C’est la question à laquelle un groupe de chercheurs de l’Institut national de la recherche scientifique (INRS) tentera de répondre, au cours de l’année, après avoir remporté un concours interne pour des projets de recherche portant sur la COVID-19. Doté d’une subvention de 100 000 $, c’est l’un des cinq projets retenus par l’INRS dans le cadre de ce programme spécial de financement.

« L’idée, c’est de ne pas mettre la charrue avant les bœufs », explique Nathan McClintock, professeur-chercheur agrégé au Centre Urbanisation Culture Société de l’INRS.

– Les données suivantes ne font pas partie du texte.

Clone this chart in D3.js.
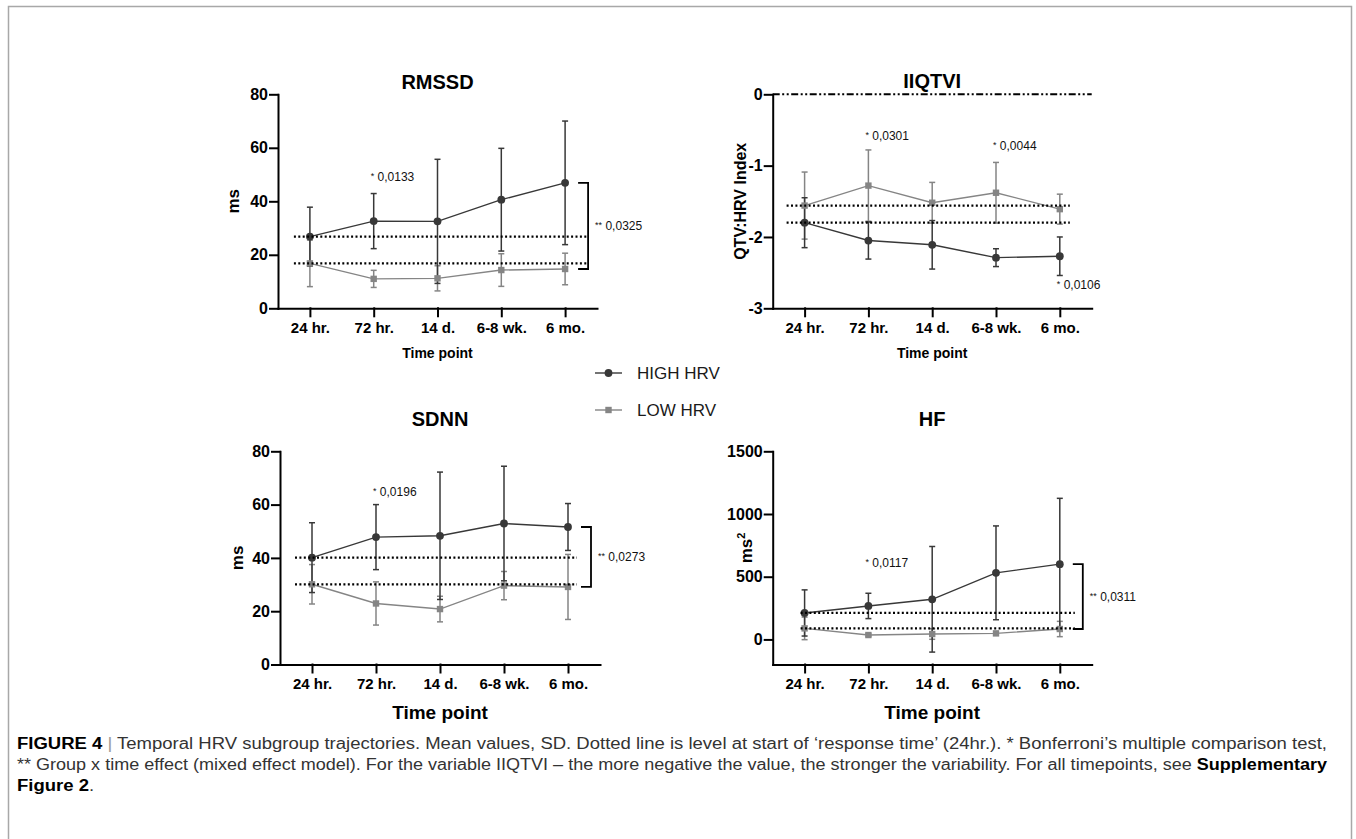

« Souvent, les serres et les jardins communautaires sont proposés comme solutions dans les déserts alimentaires. Ce qu’on a vu dans la littérature scientifique qui traite des questions de sécurité alimentaire, c’est qu’en fait, l’accès aux aliments, ce n’est pas vraiment une question de proximité, c’est plutôt la question de si l’on a des sous en poche pour acheter les aliments. »

Les chercheurs se pencheront sur trois quartiers de Montréal. Ils interrogeront d’abord les résidants vivant près du quartier District central, l’ancien quartier du textile où existent déjà différents projets serricoles. Puis, direction parc Frédéric-Back, dans Saint-Michel, où un projet de serre est dans les cartons. Le dernier quartier se trouvera dans les environs de Montréal-Est, où plusieurs projets de serre sont sur la planche à dessin dans le cadre du plan de revitalisation de ce secteur industriel.

« Ceux qui vivaient déjà une certaine insécurité alimentaire sont ceux qui sont encore plus frappés par la pandémie », souligne M. McClintock, qui est aussi l’éditeur d’Urban Geography.

Boîte à outils

L’idée de ce projet de recherche est née de la volonté du gouvernement provincial de doubler la superficie des serres d’ici cinq ans afin d’accroître l’autonomie alimentaire du Québec.

Le but est de voir si des projets de serres communautaires ou d’économie sociale pourraient améliorer la sécurité alimentaire dans les quartiers urbains défavorisés, mais surtout, de déterminer la meilleure manière de les intégrer au tissu social.

« Il y a beaucoup d’exemples de ce genre de projets qui n’ont pas réussi parce qu’il n’y avait pas d’adhésion de la population. Finalement, c’était des gens de l’extérieur, des hipsters bien intentionnés qui voulaient sauver les gens. En fait, les gens se ferment parce qu’ils deviennent beaucoup moins réceptifs que si l’on arrive dès le début et on leur demande : “Qu’est-ce que vous voulez ? Quels sont les problèmes auxquels vous faites face sur le plan alimentaire ? Voici ce qui existe comme proposition : est-ce que c’est quelque chose qui vous intéresse ?” »

Nathan McClintock souligne que sans consultation des résidants, ces projets sont en danger de devenir « de petits îlots » d’embourgeoisement. « Les gens deviennent soupçonneux et ils se disent : finalement, ça, ce n’est pas un endroit pour moi. Ce n’est pas mon truc, je ne me sens pas à l’aise d’aller là-bas. »

À l’issue de la tenue de plusieurs groupes de discussion, les chercheurs réaliseront donc une boîte à outils pour guider les organismes communautaires et les villes qui souhaitent implanter des serres urbaines dans leurs quartiers. Comme le projet se veut multidisciplinaire, les différentes options techniques et énergétiques seront aussi détaillées dans le document.